Panel: Ex-Nevada lobbyist should keep law license

RENO — Former Nevada political powerbroker Harvey Whittemore should be allowed to keep his law license until the appeal of his three felony convictions for violating campaign finance laws is decided, a Nevada State Bar disciplinary panel recommended.

The committee, in a unanimous decision released late Friday, said the temporary suspension of his law license should be lifted and his case should be placed on hold until his appeal is resolved.

“Discipline of a person who is later determined to be innocent is an injustice,” the panel concluded.

The Nevada Supreme Court has 30 days to decide whether to accept the recommendation, continue his license suspension or disbar him.

Whittemore was convicted last year and sentenced to two years in prison for using family and friends as “straw donors” to pump more than $130,000 into the campaign of Senate Majority Leader Harry Reid in 2007. Reid, a Nevada Democrat, was never accused of wrongdoing.

U.S. District Judge Larry Hicks ruled in December that the former wealthy developer and lobbyist doesn’t have to surrender to a federal prison until after his appeal to the 9th U.S. Circuit Court of Appeals is decided.

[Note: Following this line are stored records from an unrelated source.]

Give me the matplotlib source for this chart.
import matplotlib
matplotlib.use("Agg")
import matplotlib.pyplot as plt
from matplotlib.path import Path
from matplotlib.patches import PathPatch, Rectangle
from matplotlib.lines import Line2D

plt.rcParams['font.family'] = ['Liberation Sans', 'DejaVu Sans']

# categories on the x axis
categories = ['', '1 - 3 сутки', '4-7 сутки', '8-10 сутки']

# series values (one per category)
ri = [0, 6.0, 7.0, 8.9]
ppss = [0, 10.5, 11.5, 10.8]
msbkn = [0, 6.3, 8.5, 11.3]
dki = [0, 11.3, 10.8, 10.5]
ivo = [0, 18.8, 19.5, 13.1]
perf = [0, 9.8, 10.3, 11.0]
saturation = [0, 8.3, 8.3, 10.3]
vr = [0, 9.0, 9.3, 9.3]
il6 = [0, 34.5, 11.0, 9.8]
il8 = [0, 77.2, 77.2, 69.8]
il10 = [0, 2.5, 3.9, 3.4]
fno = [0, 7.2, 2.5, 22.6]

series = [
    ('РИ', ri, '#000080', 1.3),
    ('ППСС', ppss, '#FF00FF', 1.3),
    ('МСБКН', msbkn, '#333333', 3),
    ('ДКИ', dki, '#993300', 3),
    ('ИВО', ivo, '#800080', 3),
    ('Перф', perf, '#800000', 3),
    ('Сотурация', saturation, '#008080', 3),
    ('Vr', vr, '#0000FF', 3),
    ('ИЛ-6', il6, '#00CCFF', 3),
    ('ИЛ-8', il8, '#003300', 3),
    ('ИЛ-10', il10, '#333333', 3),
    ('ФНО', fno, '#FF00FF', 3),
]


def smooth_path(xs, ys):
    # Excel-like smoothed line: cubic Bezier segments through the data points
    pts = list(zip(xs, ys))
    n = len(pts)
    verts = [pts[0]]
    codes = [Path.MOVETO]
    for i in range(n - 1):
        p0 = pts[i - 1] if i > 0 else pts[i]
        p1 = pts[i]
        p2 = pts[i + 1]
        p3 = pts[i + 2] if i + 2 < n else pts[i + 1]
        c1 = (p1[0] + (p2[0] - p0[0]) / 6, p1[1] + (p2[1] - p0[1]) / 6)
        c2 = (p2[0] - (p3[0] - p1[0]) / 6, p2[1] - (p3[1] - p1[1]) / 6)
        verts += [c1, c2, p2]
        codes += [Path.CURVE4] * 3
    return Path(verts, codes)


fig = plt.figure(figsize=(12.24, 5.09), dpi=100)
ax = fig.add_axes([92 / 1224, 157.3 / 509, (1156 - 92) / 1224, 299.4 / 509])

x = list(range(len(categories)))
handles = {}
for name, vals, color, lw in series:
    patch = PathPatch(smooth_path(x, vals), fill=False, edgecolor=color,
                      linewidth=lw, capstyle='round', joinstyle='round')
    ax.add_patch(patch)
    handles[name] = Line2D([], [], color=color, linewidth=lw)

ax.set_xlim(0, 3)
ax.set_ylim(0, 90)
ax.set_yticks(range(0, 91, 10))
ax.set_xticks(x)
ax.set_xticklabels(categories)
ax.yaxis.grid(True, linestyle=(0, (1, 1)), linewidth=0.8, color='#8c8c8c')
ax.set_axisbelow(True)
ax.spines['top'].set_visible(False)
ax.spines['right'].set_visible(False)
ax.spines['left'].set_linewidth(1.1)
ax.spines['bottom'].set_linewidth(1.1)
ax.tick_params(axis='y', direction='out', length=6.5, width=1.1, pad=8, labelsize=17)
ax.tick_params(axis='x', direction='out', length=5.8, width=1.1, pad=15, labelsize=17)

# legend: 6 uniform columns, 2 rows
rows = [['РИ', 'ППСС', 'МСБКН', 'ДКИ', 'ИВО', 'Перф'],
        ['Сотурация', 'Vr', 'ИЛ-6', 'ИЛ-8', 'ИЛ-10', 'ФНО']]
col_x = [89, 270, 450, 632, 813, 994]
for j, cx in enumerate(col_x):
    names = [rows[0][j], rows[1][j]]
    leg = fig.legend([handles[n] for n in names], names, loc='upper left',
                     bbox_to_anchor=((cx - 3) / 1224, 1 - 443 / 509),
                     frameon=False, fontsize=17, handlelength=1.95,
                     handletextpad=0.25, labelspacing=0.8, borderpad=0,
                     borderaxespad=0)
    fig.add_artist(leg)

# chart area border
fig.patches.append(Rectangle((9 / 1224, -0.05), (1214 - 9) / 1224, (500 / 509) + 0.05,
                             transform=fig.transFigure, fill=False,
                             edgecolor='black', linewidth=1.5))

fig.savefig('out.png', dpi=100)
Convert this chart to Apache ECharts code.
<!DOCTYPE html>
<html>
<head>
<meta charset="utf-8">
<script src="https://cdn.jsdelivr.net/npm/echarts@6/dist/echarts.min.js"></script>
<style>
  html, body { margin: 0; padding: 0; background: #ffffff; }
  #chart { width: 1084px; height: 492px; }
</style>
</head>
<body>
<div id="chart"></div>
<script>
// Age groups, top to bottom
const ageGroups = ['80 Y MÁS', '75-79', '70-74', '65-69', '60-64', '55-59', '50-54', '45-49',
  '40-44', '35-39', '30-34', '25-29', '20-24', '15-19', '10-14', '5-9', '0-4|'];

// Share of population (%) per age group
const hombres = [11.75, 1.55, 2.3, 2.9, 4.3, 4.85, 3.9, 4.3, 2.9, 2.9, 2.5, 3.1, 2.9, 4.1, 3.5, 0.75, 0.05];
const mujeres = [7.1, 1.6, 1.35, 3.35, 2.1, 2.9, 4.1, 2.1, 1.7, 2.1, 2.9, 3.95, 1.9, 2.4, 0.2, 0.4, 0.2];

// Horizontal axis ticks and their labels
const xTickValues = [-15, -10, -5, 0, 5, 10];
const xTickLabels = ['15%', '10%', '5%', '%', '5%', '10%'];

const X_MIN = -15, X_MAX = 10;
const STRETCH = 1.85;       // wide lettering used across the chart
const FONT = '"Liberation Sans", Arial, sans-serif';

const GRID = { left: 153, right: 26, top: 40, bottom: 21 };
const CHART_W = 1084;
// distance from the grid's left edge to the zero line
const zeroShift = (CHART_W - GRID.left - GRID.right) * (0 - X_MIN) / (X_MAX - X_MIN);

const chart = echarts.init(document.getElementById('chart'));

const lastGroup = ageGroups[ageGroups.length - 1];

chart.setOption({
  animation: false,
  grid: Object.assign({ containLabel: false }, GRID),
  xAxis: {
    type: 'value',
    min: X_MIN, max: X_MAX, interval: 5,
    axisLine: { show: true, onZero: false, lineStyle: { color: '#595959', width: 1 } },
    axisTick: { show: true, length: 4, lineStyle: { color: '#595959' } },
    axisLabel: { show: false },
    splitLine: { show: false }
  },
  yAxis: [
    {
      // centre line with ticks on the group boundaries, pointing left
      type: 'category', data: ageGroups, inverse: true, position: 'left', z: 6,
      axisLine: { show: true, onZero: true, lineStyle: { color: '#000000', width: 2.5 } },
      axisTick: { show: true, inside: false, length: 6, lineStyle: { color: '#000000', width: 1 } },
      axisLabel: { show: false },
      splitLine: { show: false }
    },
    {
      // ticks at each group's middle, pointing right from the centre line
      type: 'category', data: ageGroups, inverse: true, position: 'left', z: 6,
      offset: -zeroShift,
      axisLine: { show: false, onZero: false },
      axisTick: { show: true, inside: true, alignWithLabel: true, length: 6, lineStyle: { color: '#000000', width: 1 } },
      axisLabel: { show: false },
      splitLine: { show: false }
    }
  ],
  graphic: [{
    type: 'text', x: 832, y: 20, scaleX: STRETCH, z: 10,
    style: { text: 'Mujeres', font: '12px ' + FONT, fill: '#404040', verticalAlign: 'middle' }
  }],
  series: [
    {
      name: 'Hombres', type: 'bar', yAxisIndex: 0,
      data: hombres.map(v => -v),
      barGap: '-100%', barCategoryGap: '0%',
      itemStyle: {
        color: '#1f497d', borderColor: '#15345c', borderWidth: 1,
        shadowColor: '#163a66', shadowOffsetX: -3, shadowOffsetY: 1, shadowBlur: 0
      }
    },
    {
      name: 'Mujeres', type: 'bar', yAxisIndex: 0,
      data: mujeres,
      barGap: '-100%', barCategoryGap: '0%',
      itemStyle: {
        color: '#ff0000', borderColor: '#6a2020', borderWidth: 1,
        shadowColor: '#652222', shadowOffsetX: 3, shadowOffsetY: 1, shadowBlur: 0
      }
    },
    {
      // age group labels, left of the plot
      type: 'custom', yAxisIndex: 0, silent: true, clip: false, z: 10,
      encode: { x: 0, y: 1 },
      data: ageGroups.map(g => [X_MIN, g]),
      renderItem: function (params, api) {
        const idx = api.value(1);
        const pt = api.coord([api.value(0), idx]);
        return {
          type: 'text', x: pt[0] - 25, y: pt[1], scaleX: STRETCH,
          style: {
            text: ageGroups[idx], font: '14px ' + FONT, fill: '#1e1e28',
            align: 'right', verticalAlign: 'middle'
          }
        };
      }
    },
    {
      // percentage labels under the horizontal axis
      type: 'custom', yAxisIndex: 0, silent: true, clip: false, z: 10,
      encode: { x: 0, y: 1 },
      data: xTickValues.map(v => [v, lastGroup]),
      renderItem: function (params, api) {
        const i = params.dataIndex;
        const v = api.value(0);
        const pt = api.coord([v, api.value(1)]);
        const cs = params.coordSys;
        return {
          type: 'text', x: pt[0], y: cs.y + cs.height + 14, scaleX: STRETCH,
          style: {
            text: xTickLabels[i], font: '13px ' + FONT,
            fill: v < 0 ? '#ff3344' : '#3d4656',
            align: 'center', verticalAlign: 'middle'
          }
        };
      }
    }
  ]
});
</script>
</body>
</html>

The panel, in its ruling, said it “is mindful that it is very unusual for a federal district judge to stay the imposition of a prison sentence.”

“Further, Judge Hicks stated in his order that Mr. Whittemore’s appeal has raised ‘substantial question(s) of law’ which could result in the reversal of the convictions.”

The panel said if his convictions are upheld by the appeals court, then Whittemore’s “conduct may warrant appropriate discipline.”

Whittemore’s lawyers, Bill Bradley and John Echeverria, praised the panel’s decision.

“The panel clearly paid close attention to federal Judge Hick’s well-reasoned decision allowing Mr. Whittemore to exercise his appeal rights before his sentence his imposed,” Bradley told the Reno Gazette-Journal. “We appreciate the courage of the panel in reaching this decision.”

State Bar counsel David Clark did not immediately respond to a request for comment.